Produce an exact copy of all the data below, dropping every image.

=== MATERIAL PROVIDED ===

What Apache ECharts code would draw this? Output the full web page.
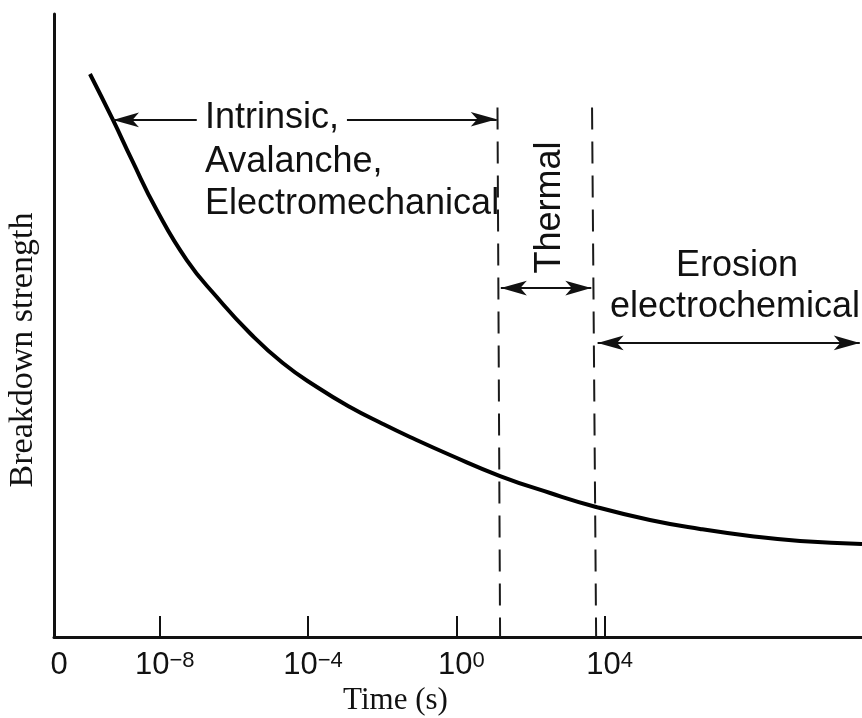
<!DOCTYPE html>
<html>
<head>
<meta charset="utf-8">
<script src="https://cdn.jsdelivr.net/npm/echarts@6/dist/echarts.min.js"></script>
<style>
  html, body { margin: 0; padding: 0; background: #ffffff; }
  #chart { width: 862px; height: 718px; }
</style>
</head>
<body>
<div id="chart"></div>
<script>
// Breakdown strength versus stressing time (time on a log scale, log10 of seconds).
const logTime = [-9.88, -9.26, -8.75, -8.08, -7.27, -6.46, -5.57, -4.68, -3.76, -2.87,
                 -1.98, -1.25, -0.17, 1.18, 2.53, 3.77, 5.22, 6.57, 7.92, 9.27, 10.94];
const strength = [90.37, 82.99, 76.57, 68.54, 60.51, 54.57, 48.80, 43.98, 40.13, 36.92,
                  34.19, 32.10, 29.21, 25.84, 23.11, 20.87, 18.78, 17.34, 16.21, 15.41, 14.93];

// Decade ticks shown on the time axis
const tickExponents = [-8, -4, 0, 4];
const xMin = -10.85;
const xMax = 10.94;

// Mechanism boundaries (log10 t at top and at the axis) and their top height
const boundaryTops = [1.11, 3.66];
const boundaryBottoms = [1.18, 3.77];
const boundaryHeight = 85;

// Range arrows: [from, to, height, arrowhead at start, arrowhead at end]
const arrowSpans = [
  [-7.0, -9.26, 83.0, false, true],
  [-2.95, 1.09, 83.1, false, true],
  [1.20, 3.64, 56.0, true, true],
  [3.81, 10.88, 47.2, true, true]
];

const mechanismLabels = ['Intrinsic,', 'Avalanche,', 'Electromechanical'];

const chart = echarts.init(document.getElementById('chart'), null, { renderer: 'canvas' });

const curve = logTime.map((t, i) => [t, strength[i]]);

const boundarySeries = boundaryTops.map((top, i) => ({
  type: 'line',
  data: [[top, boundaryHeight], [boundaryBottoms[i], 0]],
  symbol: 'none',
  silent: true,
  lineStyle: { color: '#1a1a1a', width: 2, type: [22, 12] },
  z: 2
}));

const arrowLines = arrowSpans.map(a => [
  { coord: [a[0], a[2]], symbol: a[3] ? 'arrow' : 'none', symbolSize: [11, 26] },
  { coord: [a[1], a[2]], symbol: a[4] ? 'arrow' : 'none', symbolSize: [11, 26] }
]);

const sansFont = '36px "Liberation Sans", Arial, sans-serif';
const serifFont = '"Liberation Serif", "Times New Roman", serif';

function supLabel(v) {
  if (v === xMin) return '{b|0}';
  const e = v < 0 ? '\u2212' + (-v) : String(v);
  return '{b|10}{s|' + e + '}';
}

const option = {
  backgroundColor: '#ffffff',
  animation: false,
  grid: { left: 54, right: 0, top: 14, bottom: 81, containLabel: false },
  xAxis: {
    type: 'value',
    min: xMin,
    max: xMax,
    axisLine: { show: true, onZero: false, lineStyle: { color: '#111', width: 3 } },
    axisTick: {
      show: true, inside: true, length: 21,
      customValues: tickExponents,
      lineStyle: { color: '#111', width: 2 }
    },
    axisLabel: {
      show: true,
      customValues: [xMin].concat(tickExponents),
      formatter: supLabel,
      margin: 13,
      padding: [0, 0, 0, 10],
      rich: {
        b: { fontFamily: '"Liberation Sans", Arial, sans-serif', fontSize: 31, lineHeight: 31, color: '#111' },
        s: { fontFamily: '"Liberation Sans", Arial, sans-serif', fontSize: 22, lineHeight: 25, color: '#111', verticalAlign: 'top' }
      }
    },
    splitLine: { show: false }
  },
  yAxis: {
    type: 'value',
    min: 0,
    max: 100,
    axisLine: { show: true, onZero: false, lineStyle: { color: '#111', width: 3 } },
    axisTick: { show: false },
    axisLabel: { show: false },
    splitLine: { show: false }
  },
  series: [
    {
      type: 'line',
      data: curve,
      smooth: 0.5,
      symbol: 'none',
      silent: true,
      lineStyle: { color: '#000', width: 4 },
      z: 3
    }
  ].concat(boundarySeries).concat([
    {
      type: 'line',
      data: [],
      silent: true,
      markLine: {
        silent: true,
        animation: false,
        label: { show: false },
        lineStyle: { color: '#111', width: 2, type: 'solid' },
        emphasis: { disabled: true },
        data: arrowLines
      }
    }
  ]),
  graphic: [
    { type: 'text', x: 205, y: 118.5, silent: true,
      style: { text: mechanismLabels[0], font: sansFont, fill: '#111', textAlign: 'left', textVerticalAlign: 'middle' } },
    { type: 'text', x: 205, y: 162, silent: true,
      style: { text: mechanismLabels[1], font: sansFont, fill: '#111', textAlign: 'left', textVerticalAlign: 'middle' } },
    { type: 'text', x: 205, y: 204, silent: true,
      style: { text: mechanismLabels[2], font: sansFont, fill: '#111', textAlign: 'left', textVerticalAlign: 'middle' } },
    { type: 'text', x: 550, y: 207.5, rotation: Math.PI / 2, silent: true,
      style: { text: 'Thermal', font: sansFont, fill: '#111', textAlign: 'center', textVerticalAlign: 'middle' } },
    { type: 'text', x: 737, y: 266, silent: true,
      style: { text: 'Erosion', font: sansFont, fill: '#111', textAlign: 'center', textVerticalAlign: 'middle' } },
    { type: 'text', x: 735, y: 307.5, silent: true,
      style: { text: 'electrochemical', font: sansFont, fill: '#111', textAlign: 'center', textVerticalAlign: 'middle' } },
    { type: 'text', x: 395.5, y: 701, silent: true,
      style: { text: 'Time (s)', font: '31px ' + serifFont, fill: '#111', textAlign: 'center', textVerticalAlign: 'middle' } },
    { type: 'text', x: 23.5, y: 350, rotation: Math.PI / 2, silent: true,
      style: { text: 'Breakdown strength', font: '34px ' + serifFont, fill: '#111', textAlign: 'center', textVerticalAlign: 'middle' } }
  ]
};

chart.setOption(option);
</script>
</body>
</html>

===

● SOLUTION TO THE EXERCISE
What Apache ECharts code would draw this? Output the full web page.
<!DOCTYPE html>
<html>
<head>
<meta charset="utf-8">
<script src="https://cdn.jsdelivr.net/npm/echarts@6/dist/echarts.min.js"></script>
<style>
  html, body { margin: 0; padding: 0; background: #ffffff; }
  #chart { width: 862px; height: 718px; }
</style>
</head>
<body>
<div id="chart"></div>
<script>
// Breakdown strength versus stressing time (time on a log scale, log10 of seconds).
const logTime = [-9.88, -9.26, -8.75, -8.08, -7.27, -6.46, -5.57, -4.68, -3.76, -2.87,
                 -1.98, -1.25, -0.17, 1.18, 2.53, 3.77, 5.22, 6.57, 7.92, 9.27, 10.94];
const strength = [90.37, 82.99, 76.57, 68.54, 60.51, 54.57, 48.80, 43.98, 40.13, 36.92,
                  34.19, 32.10, 29.21, 25.84, 23.11, 20.87, 18.78, 17.34, 16.21, 15.41, 14.93];

// Decade ticks shown on the time axis
const tickExponents = [-8, -4, 0, 4];
const xMin = -10.85;
const xMax = 10.94;

// Mechanism boundaries (log10 t at top and at the axis) and their top height
const boundaryTops = [1.11, 3.66];
const boundaryBottoms = [1.18, 3.77];
const boundaryHeight = 85;

// Range arrows: [from, to, height, arrowhead at start, arrowhead at end]
const arrowSpans = [
  [-7.0, -9.26, 83.0, false, true],
  [-2.95, 1.09, 83.1, false, true],
  [1.20, 3.64, 56.0, true, true],
  [3.81, 10.88, 47.2, true, true]
];

const mechanismLabels = ['Intrinsic,', 'Avalanche,', 'Electromechanical'];

const chart = echarts.init(document.getElementById('chart'), null, { renderer: 'canvas' });

const curve = logTime.map((t, i) => [t, strength[i]]);

const boundarySeries = boundaryTops.map((top, i) => ({
  type: 'line',
  data: [[top, boundaryHeight], [boundaryBottoms[i], 0]],
  symbol: 'none',
  silent: true,
  lineStyle: { color: '#1a1a1a', width: 2, type: [22, 12] },
  z: 2
}));

const arrowLines = arrowSpans.map(a => [
  { coord: [a[0], a[2]], symbol: a[3] ? 'arrow' : 'none', symbolSize: [11, 26] },
  { coord: [a[1], a[2]], symbol: a[4] ? 'arrow' : 'none', symbolSize: [11, 26] }
]);

const sansFont = '36px "Liberation Sans", Arial, sans-serif';
const serifFont = '"Liberation Serif", "Times New Roman", serif';

function supLabel(v) {
  if (v === xMin) return '{b|0}';
  const e = v < 0 ? '\u2212' + (-v) : String(v);
  return '{b|10}{s|' + e + '}';
}

const option = {
  backgroundColor: '#ffffff',
  animation: false,
  grid: { left: 54, right: 0, top: 14, bottom: 81, containLabel: false },
  xAxis: {
    type: 'value',
    min: xMin,
    max: xMax,
    axisLine: { show: true, onZero: false, lineStyle: { color: '#111', width: 3 } },
    axisTick: {
      show: true, inside: true, length: 21,
      customValues: tickExponents,
      lineStyle: { color: '#111', width: 2 }
    },
    axisLabel: {
      show: true,
      customValues: [xMin].concat(tickExponents),
      formatter: supLabel,
      margin: 13,
      padding: [0, 0, 0, 10],
      rich: {
        b: { fontFamily: '"Liberation Sans", Arial, sans-serif', fontSize: 31, lineHeight: 31, color: '#111' },
        s: { fontFamily: '"Liberation Sans", Arial, sans-serif', fontSize: 22, lineHeight: 25, color: '#111', verticalAlign: 'top' }
      }
    },
    splitLine: { show: false }
  },
  yAxis: {
    type: 'value',
    min: 0,
    max: 100,
    axisLine: { show: true, onZero: false, lineStyle: { color: '#111', width: 3 } },
    axisTick: { show: false },
    axisLabel: { show: false },
    splitLine: { show: false }
  },
  series: [
    {
      type: 'line',
      data: curve,
      smooth: 0.5,
      symbol: 'none',
      silent: true,
      lineStyle: { color: '#000', width: 4 },
      z: 3
    }
  ].concat(boundarySeries).concat([
    {
      type: 'line',
      data: [],
      silent: true,
      markLine: {
        silent: true,
        animation: false,
        label: { show: false },
        lineStyle: { color: '#111', width: 2, type: 'solid' },
        emphasis: { disabled: true },
        data: arrowLines
      }
    }
  ]),
  graphic: [
    { type: 'text', x: 205, y: 118.5, silent: true,
      style: { text: mechanismLabels[0], font: sansFont, fill: '#111', textAlign: 'left', textVerticalAlign: 'middle' } },
    { type: 'text', x: 205, y: 162, silent: true,
      style: { text: mechanismLabels[1], font: sansFont, fill: '#111', textAlign: 'left', textVerticalAlign: 'middle' } },
    { type: 'text', x: 205, y: 204, silent: true,
      style: { text: mechanismLabels[2], font: sansFont, fill: '#111', textAlign: 'left', textVerticalAlign: 'middle' } },
    { type: 'text', x: 550, y: 207.5, rotation: Math.PI / 2, silent: true,
      style: { text: 'Thermal', font: sansFont, fill: '#111', textAlign: 'center', textVerticalAlign: 'middle' } },
    { type: 'text', x: 737, y: 266, silent: true,
      style: { text: 'Erosion', font: sansFont, fill: '#111', textAlign: 'center', textVerticalAlign: 'middle' } },
    { type: 'text', x: 735, y: 307.5, silent: true,
      style: { text: 'electrochemical', font: sansFont, fill: '#111', textAlign: 'center', textVerticalAlign: 'middle' } },
    { type: 'text', x: 395.5, y: 701, silent: true,
      style: { text: 'Time (s)', font: '31px ' + serifFont, fill: '#111', textAlign: 'center', textVerticalAlign: 'middle' } },
    { type: 'text', x: 23.5, y: 350, rotation: Math.PI / 2, silent: true,
      style: { text: 'Breakdown strength', font: '34px ' + serifFont, fill: '#111', textAlign: 'center', textVerticalAlign: 'middle' } }
  ]
};

chart.setOption(option);
</script>
</body>
</html>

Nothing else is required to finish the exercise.